Wednesday, October 18, 2006


Oracle on Windows vs. Oracle on Linux

There has been much discussion as to whether Oracle on Windows or Oracle on Linux is a better platform. My opinion has always been that if you are choosing between the two, the platform that better fits into your environment is the better choice. If you are a windows shop and have extensive expertise on Windows and no Linux experience it doesn't make much sense to put a foreign Operating System into your data center. On the other hand, if you are a Unix only shop, and have no in-house Windows expertise, Linux might be a better choice.

In addition, I feel that the way Oracle had developed the Oracle Database Server for Windows using the threading model would turn into an asset once 64-bit Windows is adopted. Remember that 32-bit Oracle on Windows suffers from virtual memory issues that are solved with 64-bit Windows. Thus the liability of using the thread model has turned into an asset (see previous blog).

In order to dispel any rumors or conjecture on whether Windows or Linux works better on the same hardware we recently ran a comparison. This comparison was done using the SwingBench tool. The result of this comparison is provided in a white paper which we have just published on our website. In order to get to this whitepaper follow this link.

Choosing the best OS for your environment involves more than just the performance of the database server. The Oracle Database Server on Windows provides compatibility with Active Directory and your entire integrated environment.
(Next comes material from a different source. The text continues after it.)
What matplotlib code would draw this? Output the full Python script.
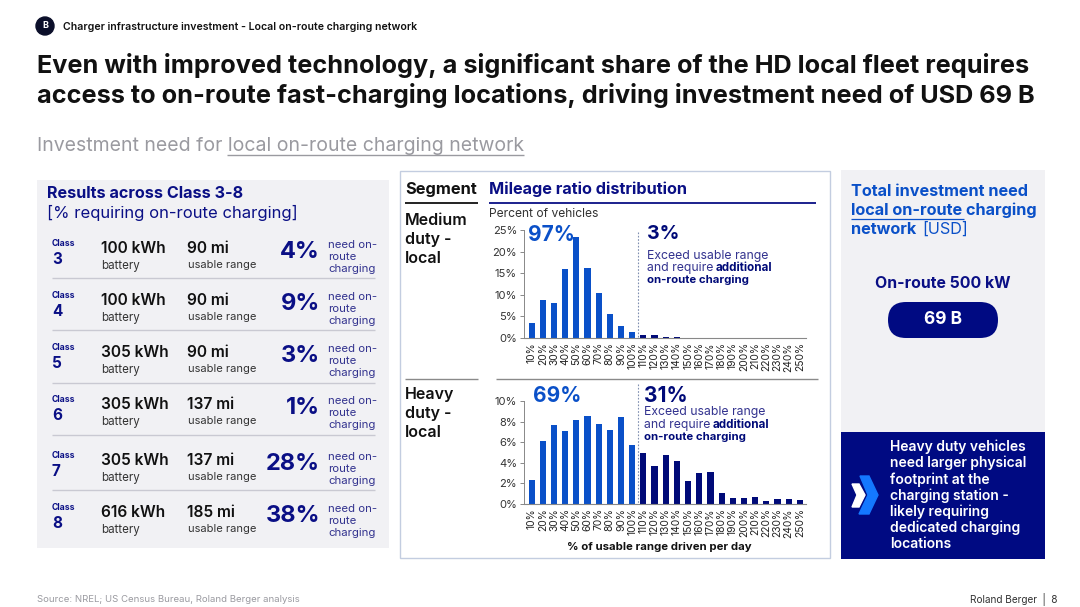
import matplotlib
matplotlib.use('Agg')
import matplotlib.pyplot as plt
from matplotlib.patches import Rectangle, Polygon, FancyBboxPatch, Circle

# data
range_labels = [f"{v}%" for v in range(10, 260, 10)]
medium_duty = [3.5, 8.7, 8.2, 16.0, 23.3, 16.3, 10.5, 5.6, 2.7, 1.4, 0.8, 0.7, 0.2, 0.15, 0.05,
               0.03, 0.02, 0.02, 0.01, 0.01, 0.01, 0.01, 0.01, 0.01, 0.01]
heavy_duty = [2.3, 6.1, 7.7, 7.1, 8.2, 8.5, 7.75, 7.2, 8.4, 5.7, 5.0, 3.7, 4.75, 4.2, 2.2, 3.0, 3.1,
              1.05, 0.55, 0.55, 0.65, 0.25, 0.5, 0.5, 0.35]
class_names = ['3', '4', '5', '6', '7', '8']
battery = ['100 kWh', '100 kWh', '305 kWh', '305 kWh', '305 kWh', '616 kWh']
usable_range = ['90 mi', '90 mi', '90 mi', '137 mi', '137 mi', '185 mi']
share = ['4%', '9%', '3%', '1%', '28%', '38%']
row_y = [243, 295, 347, 399, 455, 507]

NAVY = '#0a0f85'
BLUE = '#0a50c8'
DARK = '#000a78'
INK = '#111111'
GREY = '#f1f1f4'
W, H = 1080, 607

plt.rcParams['font.family'] = ['Inter', 'DejaVu Sans']
fig = plt.figure(figsize=(W / 100, H / 100), dpi=100, facecolor='white')

# overlay in pixel coordinates, for everything around the charts
bg = fig.add_axes([0, 0, 1, 1])
bg.set_xlim(0, W)
bg.set_ylim(H, 0)
bg.axis('off')


def txt(x, y, s, size=9, color=INK, weight='normal', **kw):
    kw.setdefault('va', 'center')
    bg.text(x, y, s, fontsize=size, color=color, fontweight=weight, **kw)


def hline(x0, x1, y, color='#c9c9d2', lw=1.0):
    bg.plot([x0, x1], [y, y], color=color, lw=lw, solid_capstyle='butt')


# header
bg.add_patch(Circle((45, 26), 9, color='#0b0f2a'))
txt(45, 26, 'B', 6.5, 'white', 'bold', ha='center')
txt(63, 26.5, 'Charger infrastructure investment - Local on-route charging network', 7.6, INK, 'semibold')
txt(37, 65, 'Even with improved technology, a significant share of the HD local fleet requires', 18.2, INK, 'bold')
txt(37, 95, 'access to on-route fast-charging locations, driving investment need of USD 69 B', 18.2, INK, 'bold')
txt(37, 146, 'Investment need for local on-route charging network', 14, '#9a9aa0')
hline(227, 524, 155, '#9a9aa0', 1.0)

# panels
bg.add_patch(Rectangle((37, 180), 352, 368, color=GREY, lw=0))
bg.add_patch(Rectangle((400, 171), 430, 387, fc='white', ec='#c3cde0', lw=1.0))
bg.add_patch(Rectangle((841, 170), 204, 262, color=GREY, lw=0))
bg.add_patch(Rectangle((841, 432), 204, 127, color='#000a82', lw=0))

# left table
txt(47, 193.5, 'Results across Class 3-8', 11.6, NAVY, 'bold')
txt(47, 212.5, '[% requiring on-route charging]', 12, NAVY)
for i, y in enumerate(row_y):
    txt(52, y + 0.5, 'Class', 6.2, NAVY, 'bold')
    txt(52, y + 16.5, class_names[i], 11, NAVY, 'bold')
    txt(101, y + 5.5, battery[i], 11.2, INK, 'semibold')
    txt(101, y + 22.5, 'battery', 8.3, '#333333')
    txt(187, y + 5.5, usable_range[i], 11.2, INK, 'semibold')
    txt(188, y + 22.5, 'usable range', 8, '#333333')
    txt(320, y + 9.5, share[i], 17, NAVY, 'bold', ha='right')
    txt(328, y + 2.5, 'need on-', 8.2, '#33338f')
    txt(328, y + 14.5, 'route', 8.2, '#33338f')
    txt(328, y + 26.5, 'charging', 8.2, '#33338f')
for y in [278, 330, 383, 435, 490]:
    hline(52, 375, y)

# middle headings
txt(405, 189.5, 'Segment', 11.8, INK, 'bold')
txt(489, 189.5, 'Mileage ratio distribution', 11.7, NAVY, 'bold')
hline(405, 478, 203, INK, 1.3)
hline(489, 816, 203, NAVY, 1.3)
hline(405, 478, 379, '#8a8a8a', 1.0)
hline(496, 818, 379, '#8a8a8a', 1.0)
for y, s in zip([220.5, 239.5, 258.5], ['Medium', 'duty -', 'local']):
    txt(405, y, s, 11.5, INK, 'semibold')
for y, s in zip([394.5, 413.5, 432.5], ['Heavy', 'duty -', 'local']):
    txt(405, y, s, 11.5, INK, 'semibold')
txt(489, 214, 'Percent of vehicles', 8.7, '#333333')
txt(528, 235, '97%', 15, BLUE, 'bold')
txt(647, 234, '3%', 14, DARK, 'bold')
txt(647, 255.5, 'Exceed usable range', 8.8, '#33338f')
txt(647, 271, 'and require', 8.8, '#33338f', va='baseline')
txt(716, 271, 'additional', 8.4, DARK, 'bold', va='baseline')
txt(647, 280, 'on-route charging', 8.2, DARK, 'bold')
txt(533, 396, '69%', 15, BLUE, 'bold')
txt(644, 396.5, '31%', 15, DARK, 'bold')
txt(644, 412.5, 'Exceed usable range', 8.8, '#33338f')
txt(644, 428, 'and require', 8.8, '#33338f', va='baseline')
txt(713, 428, 'additional', 8.4, DARK, 'bold', va='baseline')
txt(644, 437, 'on-route charging', 8.2, DARK, 'bold')
txt(659, 547.5, '% of usable range driven per day', 8.2, INK, 'bold', ha='center')
bg.plot([637.5, 637.5], [232, 338], color='#7f8fb0', lw=0.8, ls=(0, (1.5, 1.5)))
bg.plot([637.5, 637.5], [384, 504], color='#7f8fb0', lw=0.8, ls=(0, (1.5, 1.5)))


# bar charts
def bar_chart(values, ymax, step, top, bottom):
    left, right = 524, 806
    ax = fig.add_axes([left / W, 1 - bottom / H, (right - left) / W, (bottom - top) / H])
    ax.patch.set_alpha(0)
    colors = [BLUE if i < 10 else DARK for i in range(len(values))]
    ax.bar(range(len(values)), values, width=0.55, color=colors)
    ax.set_xlim(-0.68, 24.55)
    ax.set_ylim(0, ymax)
    ax.set_xticks(range(len(values)))
    ax.set_xticklabels(range_labels, rotation=90, fontsize=7.4, color='#222222')
    ax.set_yticks(range(0, ymax + 1, step))
    ax.set_yticklabels([f"{v}%" for v in range(0, ymax + 1, step)], fontsize=8, color='#333333')
    ax.tick_params(axis='x', length=0, pad=3)
    ax.tick_params(axis='y', length=3, width=0.7, color='#888888', pad=2)
    for side in ['top', 'right']:
        ax.spines[side].set_visible(False)
    ax.spines['left'].set_color('#888888')
    ax.spines['bottom'].set_color('#888888')
    ax.spines['left'].set_linewidth(0.7)
    ax.spines['bottom'].set_linewidth(0.8)


bar_chart(medium_duty, 25, 5, 230, 338)
bar_chart(heavy_duty, 10, 2, 401, 504)

# right column
for y, s in zip([191, 210, 229], ['Total investment need', 'local on-route charging', 'network']):
    txt(851, y, s, 11.7, '#0a50c8', 'bold')
txt(922, 229, '[USD]', 11.7, '#0a50c8')
hline(851, 964, 219, '#0a50c8', 0.9)
txt(943, 283.5, 'On-route 500 kW', 11.4, NAVY, 'bold', ha='center')
bg.add_patch(FancyBboxPatch((888, 302), 110, 36, boxstyle='round,pad=0,rounding_size=18', fc='#000a82', ec='none'))
txt(943, 320, '69 B', 12.5, 'white', 'bold', ha='center')
callout = ['Heavy duty vehicles', 'need larger physical', 'footprint at the', 'charging station -',
           'likely requiring', 'dedicated charging', 'locations']
for i, s in enumerate(callout):
    txt(890, 447 + i * 16.2, s, 10, 'white', 'semibold')
bg.add_patch(Polygon([(860, 476), (869, 476), (878, 495), (869, 514), (859, 514), (868, 495)], color='#1478ff'))
bg.add_patch(Polygon([(852, 484), (859, 484), (865, 495), (859, 507), (852, 507), (857, 495)], color='white'))

# footer
txt(37, 599.5, 'Source: NREL; US Census Bureau, Roland Berger analysis', 6.9, '#9a9aa0')
txt(1058, 599.5, 'Roland Berger  |  8', 7.2, '#333333', ha='right')

fig.savefig('out.png', dpi=100)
Saturday, October 14, 2006


Oracle on Windows and NAS Storage

I have been asked the question "Does Oracle support NAS on Windows". Officially Oracle does not support native NAS devices per-se on Windows. I am speaking specifically of the CIFS protocol. This is not true for all platforms; Oracle does support NAS on Unix with NFS, but not on Windows. However, with the introduction of iSCSI Oracle does now support NAS on Windows.

The iSCSI protocol uses embedded SCSI commands within IP packets. This allows for storage to be accessed over the network, but at the same time take advantage of a proven storage protocol. The main benefits of iSCSI is that it is cheaper and potentially easier to use than the fibre channel equivalent.

In June of 2003 Microsoft released the iSCSI initiator and driver for Windows 2003. In addition, Microsoft has qualified a number of storage vendor’s products for use with Windows 2003. At the same time, Microsoft has introduced Windows Storage Server 2003, which allows a Microsoft Server to become the iSCSI NAS.

With iSCSI Oracle on Windows is completely supported as both a stand-alone Oracle database server or an Oracle RAC server. Yes, Oracle does support NAS on Windows.